Compliance adds another layer. Safety and electromagnetic requirements influence schematic design, spacing, materials, shielding, and firmware behavior. These requirements should shape the controller architecture from the beginning. Trying to retrofit compliance into a nearly finished design usually increases cost and delays approval.
Reliability testing should also reflect realistic use. Thermal cycling, load cycling, abnormal line conditions, and long-duration operation often reveal design weaknesses that static bench testing misses. For critical equipment, this validation is where confidence is earned.
Where customization creates the most value
Not every product needs a fully ground-up controller, but many need more customization than teams first assume. The strongest value usually appears when the application has a demanding control profile, strict safety expectations, unusual sensing requirements, constrained physical space, or a need to combine modern connectivity with legacy equipment behavior.

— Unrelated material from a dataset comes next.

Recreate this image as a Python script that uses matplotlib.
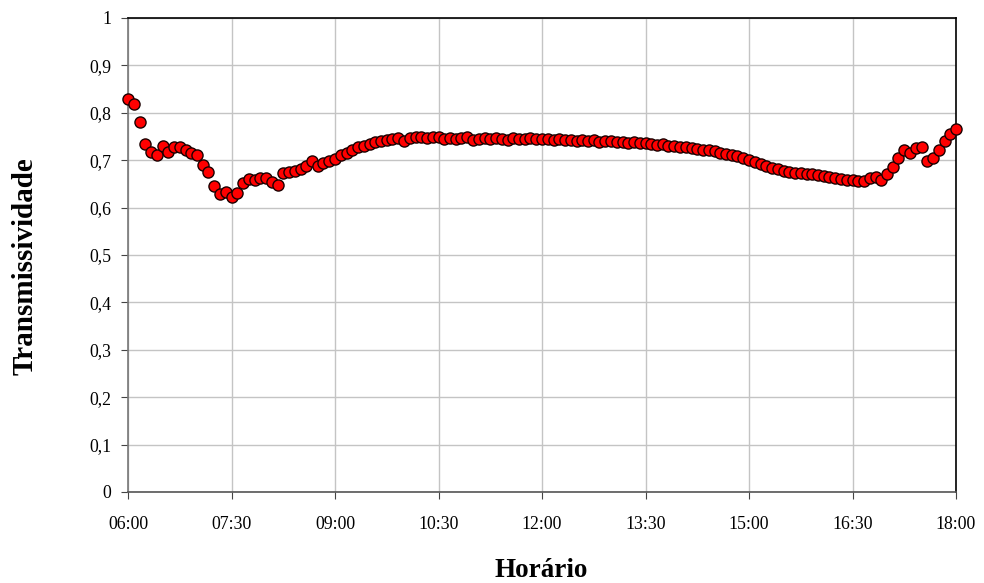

That is common in appliance electronics, refrigeration controls, ignition systems, and connected industrial devices. In these products, the controller is not just a circuit board. It is the operating core that determines how the equipment performs in real-world use.
Customization also becomes valuable when procurement and operations need stability. A controller designed for the product can reduce part count, simplify assembly, and improve test consistency. Those improvements may not be obvious in a schematic review, but they matter in production economics.
Choosing the right development partner
For most OEMs, the question is not whether controller design matters. It is whether the partner understands the full lifecycle of the product. A capable engineering firm should be able to translate application requirements into architecture, firmware, hardware, validation, and production planning without losing sight of cost and manufacturability.
That means asking better questions early. What are the electrical and environmental stresses? What failure modes are acceptable and which are not? What service model will support the product? How long must components remain available? What test coverage is needed at production level? These are not administrative details. They shape the controller itself.
The best application specific controller design work comes from teams that think beyond the board and into the product's operating life. That perspective leads to better decisions, fewer late-stage changes, and a controller that performs where it matters most - in the field, at scale, and over time.
If your product depends on control electronics to deliver safety, consistency, and differentiation, the controller should be treated as a strategic design element rather than a generic subsystem.